The Burden Is Light

by Jon Tyson

I like knowing the one who tells me "the burden is light" walks with the ease he urges for others. 

I have watched Jon Tyson for more than a decade. I've seen him as Jesus follower, church planter, father, husband, and friend. He is a traveler on that liberated path! When Jon tells us Christ gives freedom from the tyranny of performance and success, these are not empty words. Yes, I've read his book; but more importantly I've read his life. Collectively, this is a powerful combination.

The Burden Is Light: Liberating Your Life from the Tyranny of Performance and Success is delightful to read for its depth, thought, prose, and everyday practicality. As Jon notes, God wants you to live your story well. This book is a great tool to close the gap "between your actual self and the self God desires for you." I highly recommend it.

Here are five of my takeaways from reading The Burden Is Light:

1. The call of Jesus is about living well: Jon puts William Irving's concept of "misliving" before us: "There is a danger that you will mislive--that despite all your activity . . . you will end up living a bad life." Tyson presents the challenge, but through his pages he demonstrates how Christ renders that fear a needless worry. 

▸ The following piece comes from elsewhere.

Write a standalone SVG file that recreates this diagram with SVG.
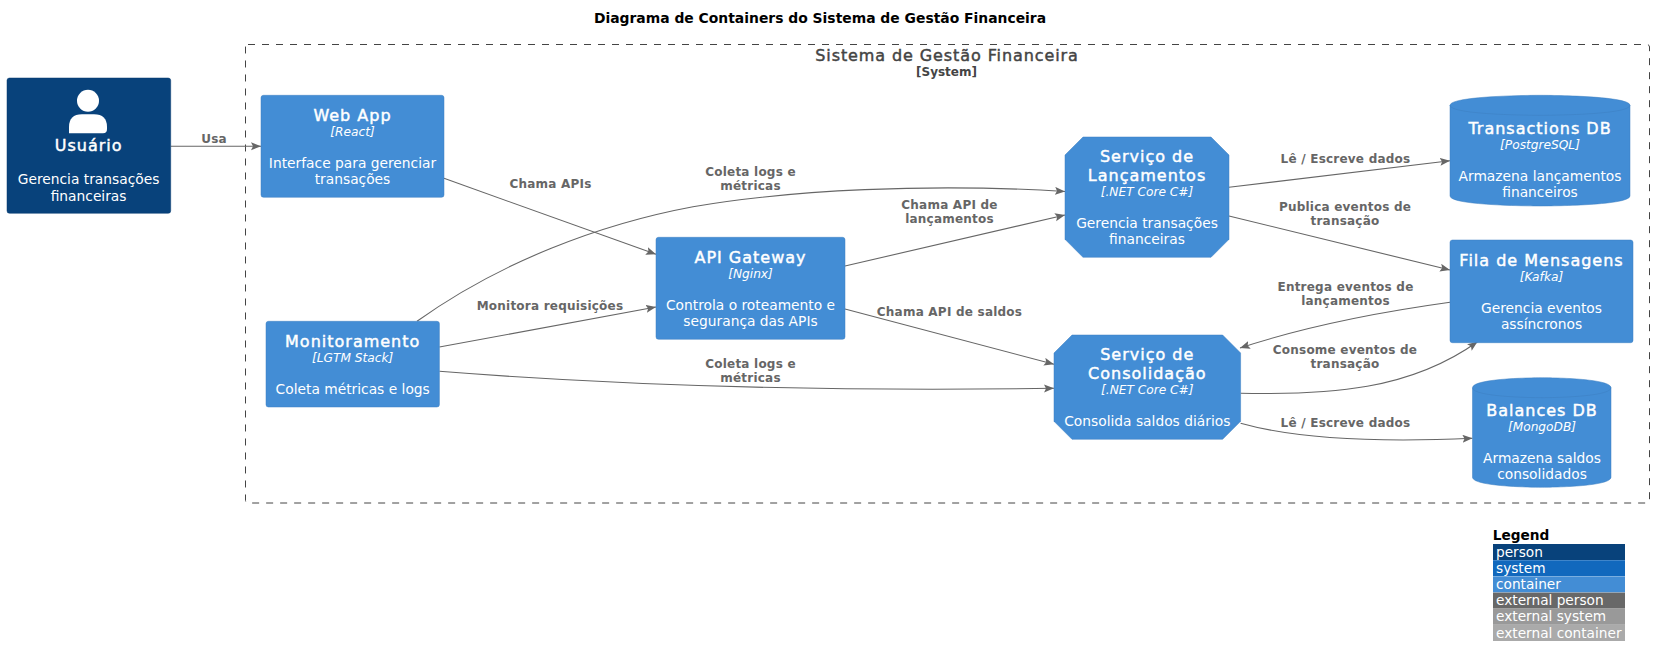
<svg xmlns="http://www.w3.org/2000/svg" width="1654" height="667" viewBox="0 0 1654 667">
<style>
text{font-family:"DejaVu Sans",sans-serif;text-anchor:middle}
.n{fill:#438DD5;stroke:#3C7FC0;stroke-width:.5}
.in{fill:none;stroke:#3C7FC0;stroke-width:.5}
.t{font-size:16px;fill:#fff;stroke:#fff;stroke-width:.45;letter-spacing:1px}
.k{font-size:12.2px;font-style:italic;fill:#fff}
.d{font-size:13.8px;fill:#fff}
.l{font-size:12px;font-weight:bold;fill:#666;letter-spacing:.22px}
.c path{fill:none;stroke:#666;stroke-width:1.1}
.g text{font-size:13.7px;fill:#fff;text-anchor:start}
</style>
<defs><marker id="a" markerUnits="userSpaceOnUse" markerWidth="12" markerHeight="10" refX="10" refY="4" orient="auto"><path d="M0,0L10,4L0,8L2,4Z" fill="#666"/></marker></defs>
<rect width="1654" height="667" fill="#fff"/>
<text x="820" y="23" fill="#000" style="font-size:13.9px;font-weight:bold">Diagrama de Containers do Sistema de Gestão Financeira</text>
<g id="boundary"><rect x="245.5" y="44.5" width="1404" height="458.5" rx="2.5" fill="none" stroke="#444" stroke-dasharray="7 7"/>
<text x="947" y="61" fill="#444" stroke="#444" stroke-width=".45" style="font-size:16px;letter-spacing:.9px">Sistema de Gestão Financeira</text>
<text x="946.5" y="76" fill="#444" style="font-size:12px;font-weight:bold">[System]</text></g>
<g id="connectors" class="c">
<path marker-end="url(#a)" d="M170.7,146.3H261"/>
<path marker-end="url(#a)" d="M444,178.3L656,254.3"/>
<path marker-end="url(#a)" d="M417,321.3C500,262 600,224 693,206.7C790,190 930,183 1065,191.5"/>
<path marker-end="url(#a)" d="M439.4,347L656,307"/>
<path marker-end="url(#a)" d="M439.4,371.3C600,384 800,392 1054,388.3"/>
<path marker-end="url(#a)" d="M845,266L1065,215"/>
<path marker-end="url(#a)" d="M845,309L1054,364.3"/>
<path marker-end="url(#a)" d="M1229,187.3L1450,160.7"/>
<path marker-end="url(#a)" d="M1229,216L1450,270"/>
<path marker-end="url(#a)" d="M1450,302.3C1380,312 1310,325 1240,348"/>
<path marker-end="url(#a)" d="M1240.6,393.3C1330,395 1410,390 1477.5,341.7"/>
<path marker-end="url(#a)" d="M1240.6,423.3C1300,440 1390,442 1472.5,438.3"/>
</g>
<g id="labels">
<text class="l" x="214" y="143">Usa</text>
<text class="l" x="550.5" y="188">Chama APIs</text>
<text class="l" x="750.5" y="176">Coleta logs e</text><text class="l" x="750.5" y="190">métricas</text>
<text class="l" x="949.5" y="209">Chama API de</text><text class="l" x="949.5" y="223">lançamentos</text>
<text class="l" x="550" y="310">Monitora requisições</text>
<text class="l" x="949.5" y="316">Chama API de saldos</text>
<text class="l" x="750.5" y="368">Coleta logs e</text><text class="l" x="750.5" y="382">métricas</text>
<text class="l" x="1345.5" y="163">Lê / Escreve dados</text>
<text class="l" x="1345" y="211">Publica eventos de</text><text class="l" x="1345" y="225">transação</text>
<text class="l" x="1345.5" y="291">Entrega eventos de</text><text class="l" x="1345.5" y="305">lançamentos</text>
<text class="l" x="1345" y="354">Consome eventos de</text><text class="l" x="1345" y="368">transação</text>
<text class="l" x="1345.5" y="427">Lê / Escreve dados</text>
</g>
<g id="usuario"><rect x="7" y="78" width="163.7" height="135.3" rx="2.5" fill="#08427B" stroke="#073B6F" stroke-width=".5"/>
<circle cx="88" cy="100.7" r="11" fill="#fff"/><path d="M69,133.3V127Q69,114.3 82,114.3H94Q107,114.3 107,127V129Q107,133.3 103,133.3Z" fill="#fff"/>
<text class="t" x="88.6" y="151">Usuário</text><text class="d" x="88.6" y="184">Gerencia transações</text><text class="d" x="88.6" y="201">financeiras</text></g>
<g id="webapp"><rect class="n" x="261" y="95.3" width="183" height="102" rx="2.5"/>
<text class="t" x="352.5" y="121">Web App</text><text class="k" x="352.5" y="136">[React]</text><text class="d" x="352.5" y="168">Interface para gerenciar</text><text class="d" x="352.5" y="184">transações</text></g>
<g id="monitoramento"><rect class="n" x="266" y="321.3" width="173.4" height="85.7" rx="2.5"/>
<text class="t" x="352.7" y="347">Monitoramento</text><text class="k" x="352.7" y="362">[LGTM Stack]</text><text class="d" x="352.7" y="394">Coleta métricas e logs</text></g>
<g id="apigateway"><rect class="n" x="656" y="237.3" width="189" height="102" rx="2.5"/>
<text class="t" x="750.5" y="263">API Gateway</text><text class="k" x="750.5" y="278">[Nginx]</text><text class="d" x="750.5" y="310">Controla o roteamento e</text><text class="d" x="750.5" y="326">segurança das APIs</text></g>
<g id="lancamentos"><polygon class="n" points="1083,137 1211,137 1229,155 1229,239.3 1211,257.3 1083,257.3 1065,239.3 1065,155"/>
<text class="t" x="1147" y="162">Serviço de</text><text class="t" x="1147" y="181">Lançamentos</text><text class="k" x="1147" y="196">[.NET Core C#]</text><text class="d" x="1147" y="228">Gerencia transações</text><text class="d" x="1147" y="244">financeiras</text></g>
<g id="consolidacao"><polygon class="n" points="1072,335 1222.6,335 1240.6,353 1240.6,421.3 1222.6,439.3 1072,439.3 1054,421.3 1054,353"/>
<text class="t" x="1147.3" y="360">Serviço de</text><text class="t" x="1147.3" y="379">Consolidação</text><text class="k" x="1147.3" y="394">[.NET Core C#]</text><text class="d" x="1147.3" y="426">Consolida saldos diários</text></g>
<g id="transactions"><path class="n" d="M1450,105.3C1450,95.3 1540,95.3 1540,95.3C1540,95.3 1630,95.3 1630,105.3V196C1630,206 1540,206 1540,206C1540,206 1450,206 1450,196Z"/><path class="in" d="M1450,105.3C1450,115.3 1540,115.3 1540,115.3C1540,115.3 1630,115.3 1630,105.3"/>
<text class="t" x="1540" y="134">Transactions DB</text><text class="k" x="1540" y="149">[PostgreSQL]</text><text class="d" x="1540" y="181">Armazena lançamentos</text><text class="d" x="1540" y="197">financeiros</text></g>
<g id="fila"><rect class="n" x="1450" y="240" width="183" height="102.7" rx="2.5"/>
<text class="t" x="1541.5" y="266">Fila de Mensagens</text><text class="k" x="1541.5" y="281">[Kafka]</text><text class="d" x="1541.5" y="313">Gerencia eventos</text><text class="d" x="1541.5" y="329">assíncronos</text></g>
<g id="balances"><path class="n" d="M1472.5,387.7C1472.5,377.7 1541.8,377.7 1541.8,377.7C1541.8,377.7 1611,377.7 1611,387.7V477.3C1611,487.3 1541.8,487.3 1541.8,487.3C1541.8,487.3 1472.5,487.3 1472.5,477.3Z"/><path class="in" d="M1472.5,387.7C1472.5,397.7 1541.8,397.7 1541.8,397.7C1541.8,397.7 1611,397.7 1611,387.7"/>
<text class="t" x="1542" y="416">Balances DB</text><text class="k" x="1542" y="431">[MongoDB]</text><text class="d" x="1542" y="463">Armazena saldos</text><text class="d" x="1542" y="479">consolidados</text></g>
<g id="legend" class="g">
<text x="1492.7" y="540" style="fill:#000;font-weight:bold">Legend</text>
<rect x="1493" y="544" width="132" height="16" fill="#08427B"/><text x="1496" y="557">person</text>
<rect x="1493" y="560.2" width="132" height="16" fill="#1168BD"/><text x="1496" y="573">system</text>
<rect x="1493" y="576.4" width="132" height="16" fill="#438DD5"/><text x="1496" y="589">container</text>
<rect x="1493" y="592.6" width="132" height="16" fill="#686868"/><text x="1496" y="605">external person</text>
<rect x="1493" y="608.8" width="132" height="16" fill="#999"/><text x="1496" y="621">external system</text>
<rect x="1493" y="625" width="132" height="16" fill="#AAA"/><text x="1496" y="638">external container</text>
</g>
</svg>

2. How to arrest comparison, the thief of joy: Who does not struggle with comparison, what Teddy Roosevelt tagged, "the thief of joy"? Again, Jon points me to Christ's better way, finding my true identity, finding my call, and running my race. Can someone speak these words over my life each morning?

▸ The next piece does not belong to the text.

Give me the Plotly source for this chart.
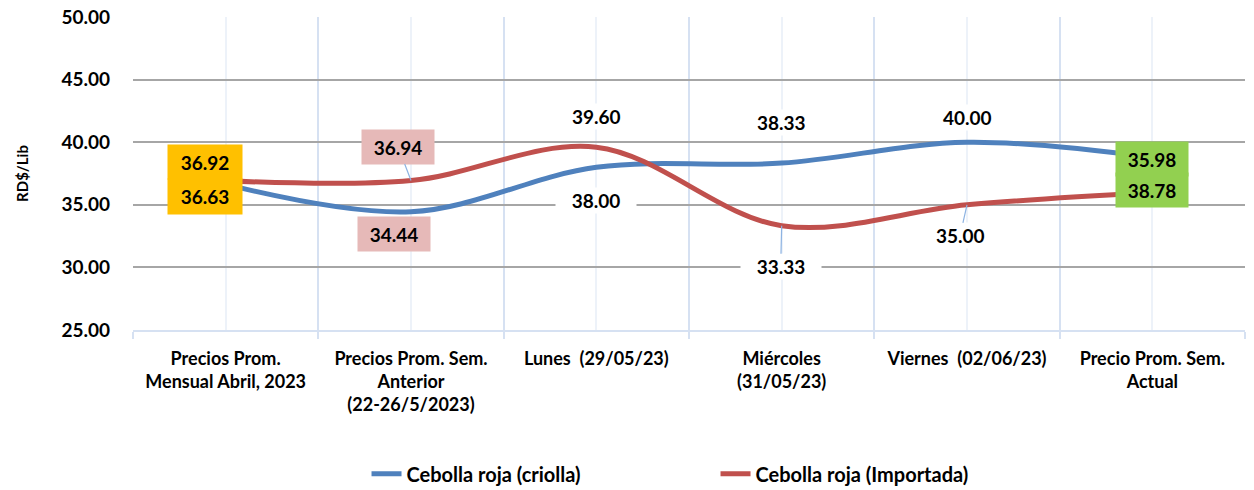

3. Blessing: "All ministry flows from blessing, not for it. We minister because we are blessed, not to gain blessing." (page 97)

4. Breaking the bottle: Mary broke the bottle of perfume over the Savior's feet. She is the exemplar of passionate living, to abandon ourselves completely to Christ. "There is more power in a moment of [such] passion than in a lifetime of mediocrity." (page 122) What do I sense God calling me to abandon?

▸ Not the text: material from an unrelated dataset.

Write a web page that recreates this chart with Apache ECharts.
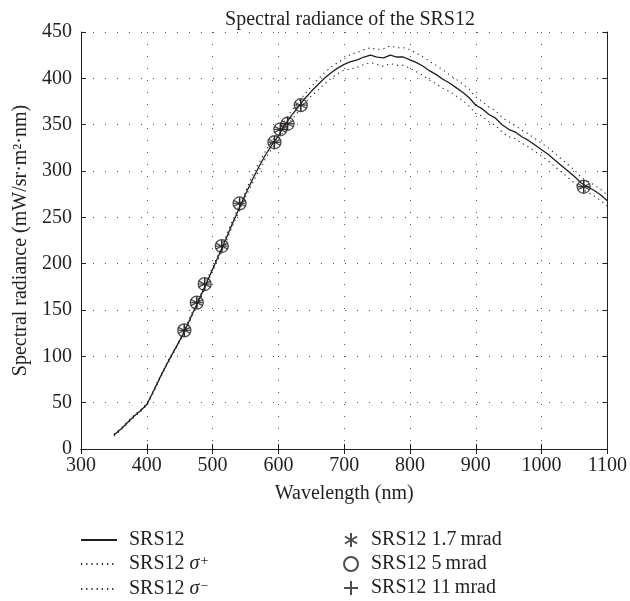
<!DOCTYPE html>
<html>
<head>
<meta charset="utf-8">
<script src="https://cdn.jsdelivr.net/npm/echarts@6/dist/echarts.min.js"></script>
<style>
  html, body { margin: 0; padding: 0; background: #fff; }
  #chart { width: 630px; height: 601px; }
</style>
</head>
<body>
<div id="chart"></div>
<script>
// wavelength grid (nm)
const wavelength = [350, 360, 370, 380, 390, 400, 410, 420, 430, 440, 450, 460, 470, 480, 490,
  500, 510, 520, 530, 540, 550, 560, 570, 580, 590, 600, 610, 620, 630, 640, 650, 660, 670, 680, 690,
  700, 710, 720, 730, 740, 750, 760, 770, 780, 790, 800, 810, 820, 830, 840, 850, 860, 870, 880, 890,
  900, 910, 920, 930, 940, 950, 960, 970, 980, 990, 1000, 1010, 1020, 1030, 1040, 1050, 1060, 1070,
  1080, 1090, 1100];

// SRS12 spectral radiance (mW/sr·m²·nm)
const srs12 = [15, 21, 28, 35, 41, 48, 62, 77, 91, 104, 117, 131, 147, 162, 178,
  194, 210, 226, 243, 259, 275, 290, 304, 317, 328, 338, 350, 360, 369, 378, 386, 393, 400, 406, 411,
  415, 418, 420, 423, 425, 423, 422, 425, 423, 423, 420, 417, 413, 408, 404, 399, 395, 390, 385, 379,
  371, 367, 361, 357, 350, 345, 342, 337, 333, 328, 323, 318, 312, 306, 300, 294, 287, 283,
  279, 274, 268];

const sigmaPlus = [16, 22, 29, 36, 42, 49, 63, 78, 92, 105, 118, 133, 149, 164, 180,
  196, 213, 229, 246, 262, 278, 294, 308, 321, 332, 342, 355, 365, 374, 383, 391, 399, 406, 412, 417,
  421, 426, 428, 431, 433, 431, 432, 435, 433, 433, 431, 427, 423, 418, 414, 409, 404, 399, 394, 388,
  380, 375, 369, 365, 358, 353, 349, 344, 340, 335, 330, 325, 319, 313, 307, 301, 293, 289,
  285, 280, 274];

const sigmaMinus = [14, 20, 27, 34, 40, 47, 61, 76, 90, 103, 116, 129, 145, 160, 176,
  192, 207, 223, 240, 256, 272, 286, 300, 313, 324, 334, 345, 355, 364, 373, 381, 387, 394, 400, 405,
  409, 410, 412, 415, 417, 415, 413, 416, 414, 414, 411, 407, 403, 398, 394, 389, 386, 381, 376, 370,
  362, 359, 353, 349, 342, 337, 335, 330, 326, 321, 316, 311, 305, 299, 293, 287, 281, 277,
  273, 268, 262];

// measured points (same points for 1.7, 5 and 11 mrad)
const markWavelength = [457, 476, 488, 514, 541, 594, 603, 614, 634, 1064];
const markRadiance = [128, 158, 178, 219, 265, 331, 345, 351, 371, 283];

const font = 'Liberation Serif';
const ink = '#231f20';

function pairs(xs, ys) {
  return xs.map((x, i) => [x, ys[i]]);
}

const chart = echarts.init(document.getElementById('chart'));

const markerStyle = { color: 'transparent', borderColor: ink, borderWidth: 1.3 };
const symAsterisk = 'path://M10,0L10,20M1.34,5L18.66,15M1.34,15L18.66,5';
const symPlus = 'path://M10,0L10,20M0,10L20,10';

const tickFmt = v => String(v);

chart.setOption({
  animation: false,
  title: {
    text: 'Spectral radiance of the SRS12',
    left: 345,
    textAlign: 'center',
    top: 5,
    textStyle: { fontFamily: font, fontSize: 20, fontWeight: 'normal', color: ink }
  },
  grid: { left: 81, right: 21, top: 32, bottom: 152 },
  xAxis: [
    {
      type: 'value', min: 300, max: 1100, interval: 100,
      name: 'Wavelength (nm)', nameLocation: 'middle', nameGap: 35,
      nameTextStyle: { fontFamily: font, fontSize: 20, color: ink },
      axisLine: { lineStyle: { color: ink, width: 1 } },
      axisTick: { inside: true, length: 5, lineStyle: { color: ink } },
      axisLabel: { fontFamily: font, fontSize: 20, color: ink, margin: 7, formatter: tickFmt },
      splitLine: { show: true, lineStyle: { color: '#555', width: 1, type: [1, 11] } }
    },
    {
      type: 'value', min: 300, max: 1100, interval: 100, position: 'top',
      axisLine: { lineStyle: { color: ink, width: 1 } },
      axisTick: { inside: true, length: 5, lineStyle: { color: ink } },
      axisLabel: { show: false },
      splitLine: { show: false }
    }
  ],
  yAxis: [
    {
      type: 'value', min: 0, max: 450, interval: 50,
      name: 'Spectral radiance (mW/sr·m²·nm)', nameLocation: 'middle', nameGap: 49,
      nameTextStyle: { fontFamily: font, fontSize: 20, color: ink },
      axisLine: { show: true, lineStyle: { color: ink, width: 1 } },
      axisTick: { show: true, inside: true, length: 5, lineStyle: { color: ink } },
      axisLabel: { fontFamily: font, fontSize: 20, color: ink, margin: 9, formatter: tickFmt },
      splitLine: { show: true, lineStyle: { color: '#555', width: 1, type: [1, 11] } }
    },
    {
      type: 'value', min: 0, max: 450, interval: 50, position: 'right',
      axisLine: { show: true, lineStyle: { color: ink, width: 1 } },
      axisTick: { show: true, inside: true, length: 5, lineStyle: { color: ink } },
      axisLabel: { show: false },
      splitLine: { show: false }
    }
  ],
  legend: [
    {
      orient: 'vertical', left: 80, top: 530, height: 120, padding: 0,
      itemWidth: 36, itemHeight: 14, itemGap: 4,
      itemStyle: { color: 'transparent', borderWidth: 0 },
      data: ['SRS12', 'SRS12 σ+', 'SRS12 σ−'],
      formatter: name => name.replace('σ+', '{i|σ}{s|+}').replace('σ−', '{i|σ}{s|−}'),
      textStyle: {
        fontFamily: font, fontSize: 20, lineHeight: 20, color: ink, padding: [0, 0, 0, 7],
        rich: {
          i: { fontFamily: font, fontSize: 20, lineHeight: 20, fontStyle: 'italic', color: ink },
          s: { fontFamily: font, fontSize: 14, lineHeight: 20, color: ink, verticalAlign: 'top', padding: [0, 0, 7, 1] }
        }
      }
    },
    {
      orient: 'vertical', left: 343, top: 530, height: 120, padding: 0,
      itemWidth: 14, itemHeight: 14, itemGap: 4,
      data: ['SRS12 1.7\u2009mrad', 'SRS12 5\u2009mrad', 'SRS12 11\u2009mrad'],
      textStyle: { fontFamily: font, fontSize: 20, lineHeight: 20, color: ink, padding: [0, 0, 0, 8] }
    }
  ],
  series: [
    {
      name: 'SRS12', type: 'line', data: pairs(wavelength, srs12),
      symbol: 'none', lineStyle: { color: ink, width: 1.3 }, itemStyle: { color: ink }, z: 3
    },
    {
      name: 'SRS12 σ+', type: 'line', data: pairs(wavelength, sigmaPlus),
      symbol: 'none', lineStyle: { color: ink, width: 1.1, type: [1.2, 4] }, itemStyle: { color: ink }
    },
    {
      name: 'SRS12 σ−', type: 'line', data: pairs(wavelength, sigmaMinus),
      symbol: 'none', lineStyle: { color: ink, width: 1.1, type: [1.2, 4] }, itemStyle: { color: ink }
    },
    {
      name: 'SRS12 1.7\u2009mrad', type: 'scatter', data: pairs(markWavelength, markRadiance),
      symbol: symAsterisk, symbolSize: 12, itemStyle: markerStyle, z: 4
    },
    {
      name: 'SRS12 5\u2009mrad', type: 'scatter', data: pairs(markWavelength, markRadiance),
      symbol: 'circle', symbolSize: 13, itemStyle: markerStyle, z: 4
    },
    {
      name: 'SRS12 11\u2009mrad', type: 'scatter', data: pairs(markWavelength, markRadiance),
      symbol: symPlus, symbolSize: 12, itemStyle: markerStyle, z: 4
    }
  ]
});
</script>
</body>
</html>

5. LIAR (low information-to-action ratio) to LOVER (Listen, Observe, Value, Encourage, Respond): God commissions me to attend carefully to those around me.

As Jon will share through the pages in this book, we must be prepared to turn aside, "we must learn to be still and listen for the Father's voice" (page 189). Reading these pages is an exercise toward that end; a happy end it will be.